• Aim of the task
Make an exact copy of all the material below, apart from the pictures.
===== Supplied information =====
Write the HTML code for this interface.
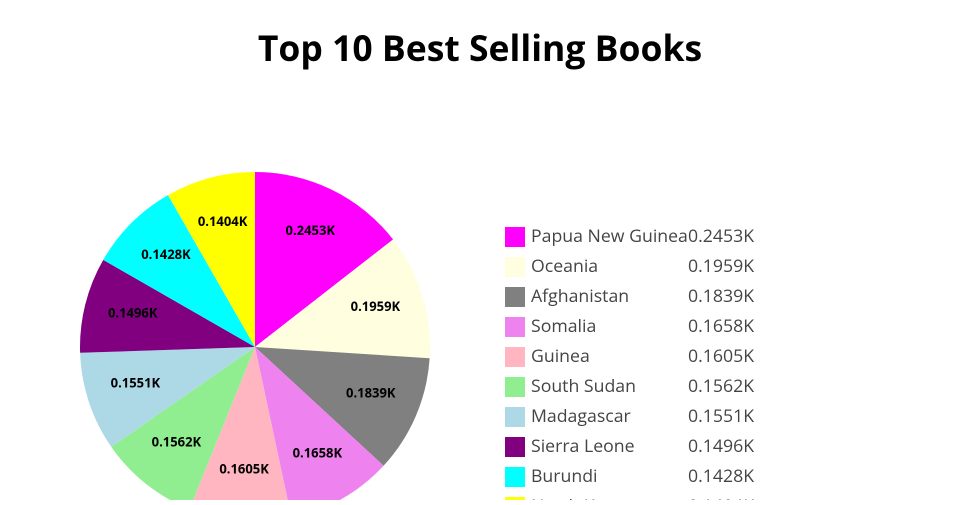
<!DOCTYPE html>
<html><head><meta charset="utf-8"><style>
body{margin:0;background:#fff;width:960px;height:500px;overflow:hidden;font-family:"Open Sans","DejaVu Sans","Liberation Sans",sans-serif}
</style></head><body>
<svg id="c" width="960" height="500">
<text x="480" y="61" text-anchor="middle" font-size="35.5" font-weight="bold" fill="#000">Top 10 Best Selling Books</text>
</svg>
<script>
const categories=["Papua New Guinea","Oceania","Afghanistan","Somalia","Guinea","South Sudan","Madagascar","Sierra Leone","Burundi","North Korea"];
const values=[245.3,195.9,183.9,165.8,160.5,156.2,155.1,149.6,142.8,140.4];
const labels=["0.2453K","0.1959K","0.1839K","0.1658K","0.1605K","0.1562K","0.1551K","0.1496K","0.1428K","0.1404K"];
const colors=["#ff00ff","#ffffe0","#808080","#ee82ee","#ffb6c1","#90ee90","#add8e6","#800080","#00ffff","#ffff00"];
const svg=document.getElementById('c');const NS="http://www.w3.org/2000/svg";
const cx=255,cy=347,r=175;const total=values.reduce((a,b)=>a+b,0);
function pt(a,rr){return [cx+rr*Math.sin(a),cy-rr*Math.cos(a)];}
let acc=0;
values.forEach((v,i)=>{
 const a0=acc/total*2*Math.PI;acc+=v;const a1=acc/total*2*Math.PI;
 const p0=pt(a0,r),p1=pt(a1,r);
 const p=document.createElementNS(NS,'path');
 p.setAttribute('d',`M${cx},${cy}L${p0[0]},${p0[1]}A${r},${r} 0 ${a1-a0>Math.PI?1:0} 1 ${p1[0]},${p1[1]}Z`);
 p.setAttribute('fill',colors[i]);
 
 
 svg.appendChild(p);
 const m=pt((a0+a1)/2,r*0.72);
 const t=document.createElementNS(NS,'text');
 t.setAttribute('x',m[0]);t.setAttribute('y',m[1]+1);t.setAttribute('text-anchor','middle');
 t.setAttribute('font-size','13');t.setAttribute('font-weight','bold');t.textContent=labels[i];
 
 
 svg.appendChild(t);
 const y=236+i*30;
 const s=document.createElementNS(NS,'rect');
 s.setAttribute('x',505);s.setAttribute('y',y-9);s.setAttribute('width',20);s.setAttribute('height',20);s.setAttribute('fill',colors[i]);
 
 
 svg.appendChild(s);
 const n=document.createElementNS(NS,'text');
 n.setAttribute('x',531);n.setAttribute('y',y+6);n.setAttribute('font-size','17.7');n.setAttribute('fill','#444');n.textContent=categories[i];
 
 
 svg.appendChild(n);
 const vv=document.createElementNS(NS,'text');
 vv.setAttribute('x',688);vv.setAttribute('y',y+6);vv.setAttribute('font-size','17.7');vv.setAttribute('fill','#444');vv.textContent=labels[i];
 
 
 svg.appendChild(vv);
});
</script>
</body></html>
=====
• Result of this exercise
Write the HTML code for this interface.
<!DOCTYPE html>
<html><head><meta charset="utf-8"><style>
body{margin:0;background:#fff;width:960px;height:500px;overflow:hidden;font-family:"Open Sans","DejaVu Sans","Liberation Sans",sans-serif}
</style></head><body>
<svg id="c" width="960" height="500">
<text x="480" y="61" text-anchor="middle" font-size="35.5" font-weight="bold" fill="#000">Top 10 Best Selling Books</text>
</svg>
<script>
const categories=["Papua New Guinea","Oceania","Afghanistan","Somalia","Guinea","South Sudan","Madagascar","Sierra Leone","Burundi","North Korea"];
const values=[245.3,195.9,183.9,165.8,160.5,156.2,155.1,149.6,142.8,140.4];
const labels=["0.2453K","0.1959K","0.1839K","0.1658K","0.1605K","0.1562K","0.1551K","0.1496K","0.1428K","0.1404K"];
const colors=["#ff00ff","#ffffe0","#808080","#ee82ee","#ffb6c1","#90ee90","#add8e6","#800080","#00ffff","#ffff00"];
const svg=document.getElementById('c');const NS="http://www.w3.org/2000/svg";
const cx=255,cy=347,r=175;const total=values.reduce((a,b)=>a+b,0);
function pt(a,rr){return [cx+rr*Math.sin(a),cy-rr*Math.cos(a)];}
let acc=0;
values.forEach((v,i)=>{
 const a0=acc/total*2*Math.PI;acc+=v;const a1=acc/total*2*Math.PI;
 const p0=pt(a0,r),p1=pt(a1,r);
 const p=document.createElementNS(NS,'path');
 p.setAttribute('d',`M${cx},${cy}L${p0[0]},${p0[1]}A${r},${r} 0 ${a1-a0>Math.PI?1:0} 1 ${p1[0]},${p1[1]}Z`);
 p.setAttribute('fill',colors[i]);
 
 
 svg.appendChild(p);
 const m=pt((a0+a1)/2,r*0.72);
 const t=document.createElementNS(NS,'text');
 t.setAttribute('x',m[0]);t.setAttribute('y',m[1]+1);t.setAttribute('text-anchor','middle');
 t.setAttribute('font-size','13');t.setAttribute('font-weight','bold');t.textContent=labels[i];
 
 
 svg.appendChild(t);
 const y=236+i*30;
 const s=document.createElementNS(NS,'rect');
 s.setAttribute('x',505);s.setAttribute('y',y-9);s.setAttribute('width',20);s.setAttribute('height',20);s.setAttribute('fill',colors[i]);
 
 
 svg.appendChild(s);
 const n=document.createElementNS(NS,'text');
 n.setAttribute('x',531);n.setAttribute('y',y+6);n.setAttribute('font-size','17.7');n.setAttribute('fill','#444');n.textContent=categories[i];
 
 
 svg.appendChild(n);
 const vv=document.createElementNS(NS,'text');
 vv.setAttribute('x',688);vv.setAttribute('y',y+6);vv.setAttribute('font-size','17.7');vv.setAttribute('fill','#444');vv.textContent=labels[i];
 
 
 svg.appendChild(vv);
});
</script>
</body></html>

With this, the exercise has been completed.